— start —

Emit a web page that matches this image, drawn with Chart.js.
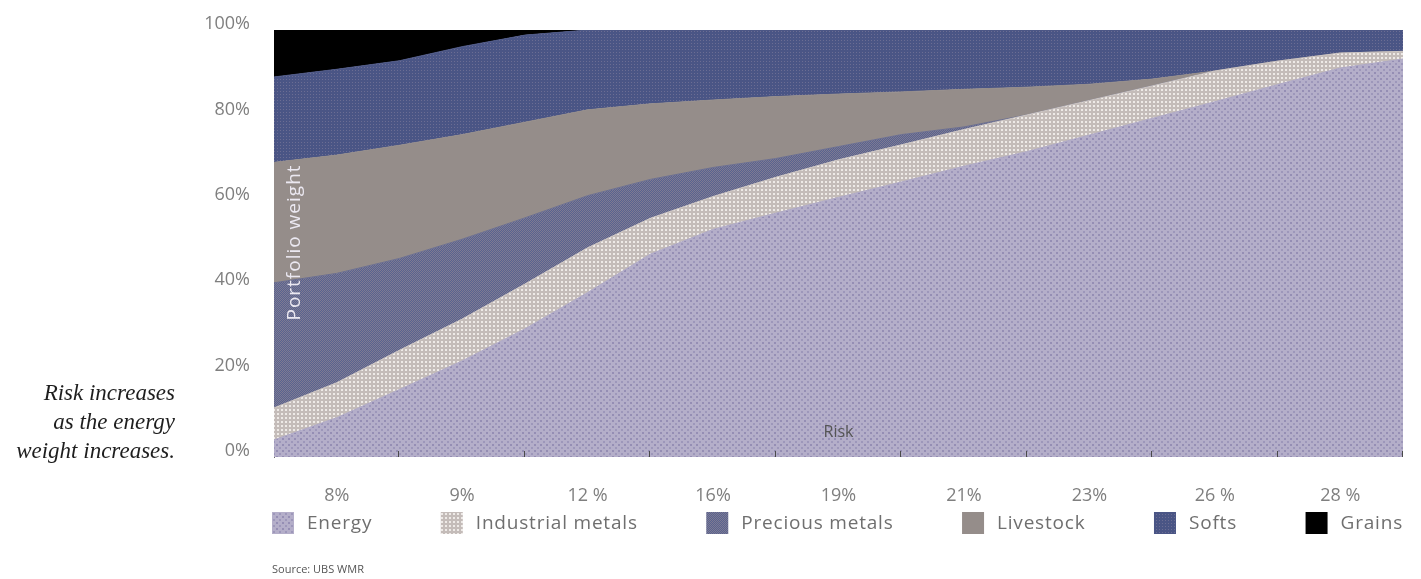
<!DOCTYPE html>
<html>
<head>
<meta charset="UTF-8">
<title>Portfolio weights by risk</title>
<script src="https://cdn.jsdelivr.net/npm/chart.js"></script>
<style>
  html, body { margin: 0; padding: 0; background: #fff; }
  #wrap { position: relative; width: 1421px; height: 579px; overflow: hidden; }
  #note { position: absolute; left: 0; top: 378px; width: 175px; text-align: right;
          font: italic 23px/29px "Liberation Serif", serif; color: #1e1e1e; }
  #source { position: absolute; left: 272px; top: 561px; font: 11px "Open Sans", sans-serif; color: #555; }
</style>
</head>
<body>
<div id="wrap">
  <canvas id="chart" width="1421" height="579"></canvas>
  <div id="note">Risk increases<br>as the energy<br>weight increases.</div>
  <div id="source">Source: UBS WMR</div>
</div>
<script>
const riskLabels = ['8%', '9%', '12 %', '16%', '19%', '21%', '23%', '26 %', '28 %'];
// sample points along the risk axis (0 = left edge, 9 = right edge)
const riskPos = [0, 0.5, 1, 1.5, 2, 2.5, 3, 3.5, 4, 4.5, 5, 5.5, 6, 6.5, 7, 7.5, 8, 8.5, 9];

const energy     = [4, 9.2, 15.8, 22.5, 30, 38.5, 47.5, 53.3, 57.1, 60.8, 64.4, 68.1, 71.5, 75.4, 79.3, 83.2, 87.2, 91.1, 93.2];
const industrial = [7.5, 8.2, 9.2, 9.8, 10.5, 10.5, 8.4, 7.7, 8.4, 8.8, 8.7, 8.6, 8.6, 8.1, 7.6, 7.2, 5.5, 3.5, 1.8];
const precious   = [29.3, 25.6, 21.5, 18.7, 15.5, 12.2, 9.1, 6.8, 4.4, 3.1, 2.4, 0.6, 0, 0, 0, 0, 0, 0, 0];
const livestock  = [28.2, 27.7, 26.5, 24.5, 22.4, 20.1, 17.7, 15.8, 14.5, 12.3, 10, 8.8, 6.5, 3.8, 1.6, 0, 0, 0, 0];
const softs      = [20, 20.1, 19.8, 20.6, 20.4, 18.7, 17.3, 16.4, 15.6, 15, 14.5, 13.9, 13.4, 12.7, 11.5, 9.6, 7.3, 5.4, 5];
const grains     = [11, 9.2, 7.2, 3.9, 1.2, 0, 0, 0, 0, 0, 0, 0, 0, 0, 0, 0, 0, 0, 0];

const yTicks = [0, 20, 40, 60, 80, 100];

// small repeating tiles to mimic the printed screen textures
function makePattern(size, base, dots) {
  const c = document.createElement('canvas');
  c.width = c.height = size;
  const g = c.getContext('2d');
  g.fillStyle = base;
  g.fillRect(0, 0, size, size);
  dots.forEach(d => { g.fillStyle = d[3]; g.fillRect(d[0], d[1], d[2], d[2]); });
  return g.createPattern(c, 'repeat');
}

const ctx = document.getElementById('chart').getContext('2d');

const series = [
  { label: 'Energy', data: energy, line: '#aea8c5',
    fill: makePattern(6, '#b4aec9', [[0, 0, 2, '#958eb4'], [3, 3, 2, '#9d97ba']]) },
  { label: 'Industrial metals', data: industrial, line: '#cdc6c3',
    fill: makePattern(4, '#c4bcb9', [[1, 1, 2, '#eeeae7']]) },
  { label: 'Precious metals', data: precious, line: '#6a6d8e',
    fill: makePattern(2, '#58638f', [[0, 0, 1, '#7e7a93'], [1, 1, 1, '#7e7a93']]) },
  { label: 'Livestock', data: livestock, line: '#958d8a',
    fill: makePattern(2, '#958d8a', []) },
  { label: 'Softs', data: softs, line: '#4e5886',
    fill: makePattern(3, '#4a5585', [[1, 1, 1, '#6b6d93']]) },
  { label: 'Grains', data: grains, line: '#000000',
    fill: makePattern(2, '#000000', []) }
];

const plotExtras = {
  id: 'plotExtras',
  afterDatasetsDraw(chart) {
    const { ctx, chartArea: a, scales: { x } } = chart;
    ctx.save();
    ctx.strokeStyle = '#4a4a4a';
    ctx.lineWidth = 1;
    for (let i = 1; i <= riskLabels.length; i++) {
      const px = Math.round(x.getPixelForValue(i)) - 0.5;
      ctx.beginPath();
      ctx.moveTo(px, a.bottom);
      ctx.lineTo(px, a.bottom - 6);
      ctx.stroke();
    }
    ctx.textAlign = 'center';
    ctx.textBaseline = 'middle';
    ctx.fillStyle = '#555';
    ctx.font = '16px "Open Sans"';
    ctx.fillText('Risk', (a.left + a.right) / 2, a.bottom - 25);
    ctx.translate(a.left + 21, (a.top + a.bottom) / 2 - 1);
    ctx.rotate(-Math.PI / 2);
    ctx.fillStyle = '#ebe8f1';
    ctx.font = '19px "Open Sans"';
    ctx.letterSpacing = '1px';
    ctx.fillText('Portfolio weight', 0, 0);
    ctx.restore();
  },
  afterDraw(chart) {
    // legend row, spread across the plot width
    const { ctx, chartArea: a } = chart;
    const box = 22, gap = 13, y = 523;
    ctx.save();
    ctx.font = '19px "Open Sans"';
    ctx.letterSpacing = '0.8px';
    ctx.textBaseline = 'middle';
    ctx.textAlign = 'left';
    const items = chart.data.datasets.map(ds => ({
      text: ds.label, fill: ds.backgroundColor,
      w: box + gap + ctx.measureText(ds.label).width
    }));
    const total = items.reduce((s, it) => s + it.w, 0);
    const space = (a.right - a.left + 2 - total) / (items.length - 1);
    let cx = a.left - 2;
    items.forEach(it => {
      ctx.fillStyle = it.fill;
      ctx.fillRect(cx, y - box / 2, box, box);
      ctx.fillStyle = '#6f6f6f';
      ctx.fillText(it.text, cx + box + gap, y + 1);
      cx += it.w + space;
    });
    ctx.restore();
  }
};

new Chart(ctx, {
  type: 'line',
  data: {
    datasets: series.map((s, i) => ({
      label: s.label,
      data: s.data.map((v, j) => ({ x: riskPos[j], y: v })),
      backgroundColor: s.fill,
      borderColor: s.line,
      borderWidth: 1,
      pointRadius: 0,
      tension: 0,
      fill: i === 0 ? 'origin' : '-1'
    }))
  },
  options: {
    responsive: false,
    animation: false,
    devicePixelRatio: 1,
    layout: { padding: { left: 185, top: 30, right: 18, bottom: 0 } },
    plugins: {
      legend: { display: false },
      tooltip: { enabled: false }
    },
    scales: {
      x: {
        type: 'linear',
        min: 0,
        max: riskLabels.length,
        afterBuildTicks: scale => {
          scale.ticks = riskLabels.map((_, i) => ({ value: i + 0.5 }));
        },
        afterFit: scale => { scale.height = 122; },
        grid: { display: false },
        border: { display: false },
        ticks: {
          autoSkip: false,
          maxRotation: 0,
          padding: 20,
          color: '#7f7f7f',
          font: { family: 'Open Sans', size: 18 },
          callback: v => riskLabels[Math.floor(v)]
        }
      },
      y: {
        stacked: true,
        min: 0,
        max: 100,
        afterBuildTicks: scale => {
          scale.ticks = yTicks.map(v => ({ value: v }));
        },
        afterFit: scale => { scale.width = 89; },
        grid: { display: false },
        border: { display: true, color: '#6a6a6a', width: 1 },
        ticks: {
          padding: 16,
          labelOffset: -6,
          color: '#7f7f7f',
          font: { family: 'Open Sans', size: 18 },
          callback: v => v + '%'
        }
      }
    }
  },
  plugins: [plotExtras]
});
</script>
</body>
</html>
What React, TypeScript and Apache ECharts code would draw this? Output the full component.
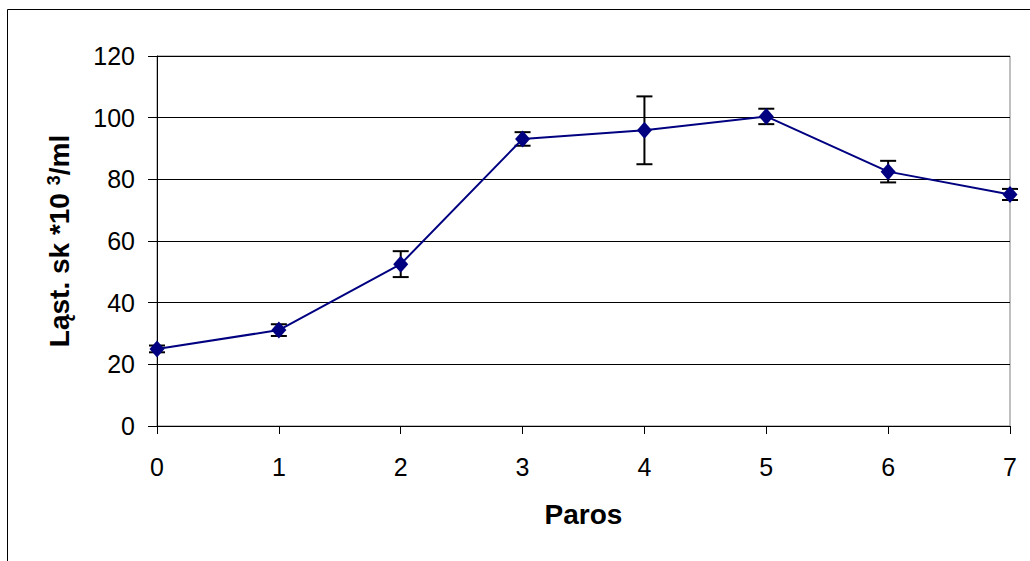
import React, { useEffect, useRef } from "react";
import * as echarts from "echarts";

const paros = [0, 1, 2, 3, 4, 5, 6, 7];
const mean = [25.0, 31.1, 52.5, 93.1, 95.9, 100.4, 82.5, 75.1];
const err = [1.1, 1.9, 4.2, 2.2, 11.0, 2.5, 3.5, 1.8];
const yTicks = { min: 0, max: 120, interval: 20 };
const xTicks = { min: 0, max: 7, interval: 1 };

const FONT = "'Liberation Sans', Arial, sans-serif";

export default function App() {
  const ref = useRef<HTMLDivElement>(null);
  useEffect(() => {
    if (!ref.current) return;
    const chart = echarts.init(ref.current, undefined, { renderer: "svg" });
    const lineData = paros.map((p, i) => [p, mean[i]]);
    const errData = paros.map((p, i) => [p, mean[i] - err[i], mean[i] + err[i]]);
    chart.setOption({
      animation: false,
      backgroundColor: "#fff",
      textStyle: { fontFamily: FONT, color: "#000" },
      graphic: [
        {
          type: "rect",
          silent: true,
          shape: { x: 7.5, y: 9.5, width: 1100, height: 700 },
          style: { fill: "none", stroke: "#000", lineWidth: 1 },
        },
      ],
      grid: {
        left: 157,
        right: 20,
        top: 56,
        bottom: 135,
        show: true,
        borderColor: "#808080",
        borderWidth: 1,
        backgroundColor: "transparent",
      },
      xAxis: {
        type: "value",
        min: xTicks.min,
        max: xTicks.max,
        interval: xTicks.interval,
        name: "Paros",
        nameLocation: "middle",
        nameGap: 74,
        nameTextStyle: { fontSize: 28, fontWeight: "bold", color: "#000", fontFamily: FONT },
        axisLine: { show: true, onZero: false, lineStyle: { color: "#000", width: 1 } },
        axisTick: { show: true, inside: false, length: 8, lineStyle: { color: "#000" } },
        axisLabel: { fontSize: 25, color: "#000", margin: 28, fontFamily: FONT },
        splitLine: { show: false },
      },
      yAxis: {
        type: "value",
        min: yTicks.min,
        max: yTicks.max,
        interval: yTicks.interval,
        name: "{a|Ląst. sk *10 }{b|3}{a|/ml}",
        nameLocation: "middle",
        nameGap: 84,
        nameTextStyle: {
          rich: {
            a: { fontSize: 28, fontWeight: "bold", color: "#000", fontFamily: FONT },
            b: { fontSize: 18, fontWeight: "bold", color: "#000", fontFamily: FONT, verticalAlign: "top" },
          },
        },
        axisLine: { show: true, lineStyle: { color: "#000", width: 1 } },
        axisTick: { show: true, inside: false, length: 9, lineStyle: { color: "#000" } },
        axisLabel: { fontSize: 25, color: "#000", margin: 22, fontFamily: FONT },
        splitLine: { show: true, lineStyle: { color: "#000", width: 1 } },
      },
      series: [
        {
          type: "custom",
          z: 2,
          clip: false,
          data: errData,
          encode: { x: 0, y: [1, 2] },
          renderItem: (params: any, api: any) => {
            const x = api.value(0);
            const lo = api.coord([x, api.value(1)]);
            const hi = api.coord([x, api.value(2)]);
            const hw = 8;
            const st = { stroke: "#000", lineWidth: 2 };
            return {
              type: "group",
              children: [
                { type: "line", shape: { x1: lo[0], y1: lo[1], x2: hi[0], y2: hi[1] }, style: st },
                { type: "line", shape: { x1: lo[0] - hw, y1: lo[1], x2: lo[0] + hw, y2: lo[1] }, style: st },
                { type: "line", shape: { x1: hi[0] - hw, y1: hi[1], x2: hi[0] + hw, y2: hi[1] }, style: st },
              ],
            };
          },
        },
        {
          type: "line",
          z: 3,
          clip: false,
          data: lineData,
          symbol: "diamond",
          symbolSize: [15, 17],
          lineStyle: { color: "#000080", width: 2 },
          itemStyle: { color: "#000080" },
        },
      ],
    });
    return () => chart.dispose();
  }, []);
  return (
    <div
      ref={ref}
      style={{ position: "absolute", left: 0, top: 0, width: 1030, height: 561 }}
    />
  );
}
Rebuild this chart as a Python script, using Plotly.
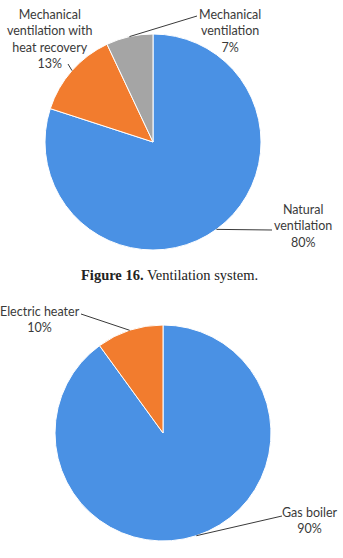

— end —

§ WORK TO DO:
Only the lines from the start of the records through the line containing "const ctx = document.getElementById('chart').getContext('2d');" should be repeated, word for word, with the pictures left out.

§ TASK OUTPUT:
Emit a web page that matches this image, drawn with Chart.js.
<!DOCTYPE html>
<html>
<head>
<meta charset="UTF-8">
<title>Portfolio weights by risk</title>
<script src="https://cdn.jsdelivr.net/npm/chart.js"></script>
<style>
  html, body { margin: 0; padding: 0; background: #fff; }
  #wrap { position: relative; width: 1421px; height: 579px; overflow: hidden; }
  #note { position: absolute; left: 0; top: 378px; width: 175px; text-align: right;
          font: italic 23px/29px "Liberation Serif", serif; color: #1e1e1e; }
  #source { position: absolute; left: 272px; top: 561px; font: 11px "Open Sans", sans-serif; color: #555; }
</style>
</head>
<body>
<div id="wrap">
  <canvas id="chart" width="1421" height="579"></canvas>
  <div id="note">Risk increases<br>as the energy<br>weight increases.</div>
  <div id="source">Source: UBS WMR</div>
</div>
<script>
const riskLabels = ['8%', '9%', '12 %', '16%', '19%', '21%', '23%', '26 %', '28 %'];
// sample points along the risk axis (0 = left edge, 9 = right edge)
const riskPos = [0, 0.5, 1, 1.5, 2, 2.5, 3, 3.5, 4, 4.5, 5, 5.5, 6, 6.5, 7, 7.5, 8, 8.5, 9];

const energy     = [4, 9.2, 15.8, 22.5, 30, 38.5, 47.5, 53.3, 57.1, 60.8, 64.4, 68.1, 71.5, 75.4, 79.3, 83.2, 87.2, 91.1, 93.2];
const industrial = [7.5, 8.2, 9.2, 9.8, 10.5, 10.5, 8.4, 7.7, 8.4, 8.8, 8.7, 8.6, 8.6, 8.1, 7.6, 7.2, 5.5, 3.5, 1.8];
const precious   = [29.3, 25.6, 21.5, 18.7, 15.5, 12.2, 9.1, 6.8, 4.4, 3.1, 2.4, 0.6, 0, 0, 0, 0, 0, 0, 0];
const livestock  = [28.2, 27.7, 26.5, 24.5, 22.4, 20.1, 17.7, 15.8, 14.5, 12.3, 10, 8.8, 6.5, 3.8, 1.6, 0, 0, 0, 0];
const softs      = [20, 20.1, 19.8, 20.6, 20.4, 18.7, 17.3, 16.4, 15.6, 15, 14.5, 13.9, 13.4, 12.7, 11.5, 9.6, 7.3, 5.4, 5];
const grains     = [11, 9.2, 7.2, 3.9, 1.2, 0, 0, 0, 0, 0, 0, 0, 0, 0, 0, 0, 0, 0, 0];

const yTicks = [0, 20, 40, 60, 80, 100];

// small repeating tiles to mimic the printed screen textures
function makePattern(size, base, dots) {
  const c = document.createElement('canvas');
  c.width = c.height = size;
  const g = c.getContext('2d');
  g.fillStyle = base;
  g.fillRect(0, 0, size, size);
  dots.forEach(d => { g.fillStyle = d[3]; g.fillRect(d[0], d[1], d[2], d[2]); });
  return g.createPattern(c, 'repeat');
}

const ctx = document.getElementById('chart').getContext('2d');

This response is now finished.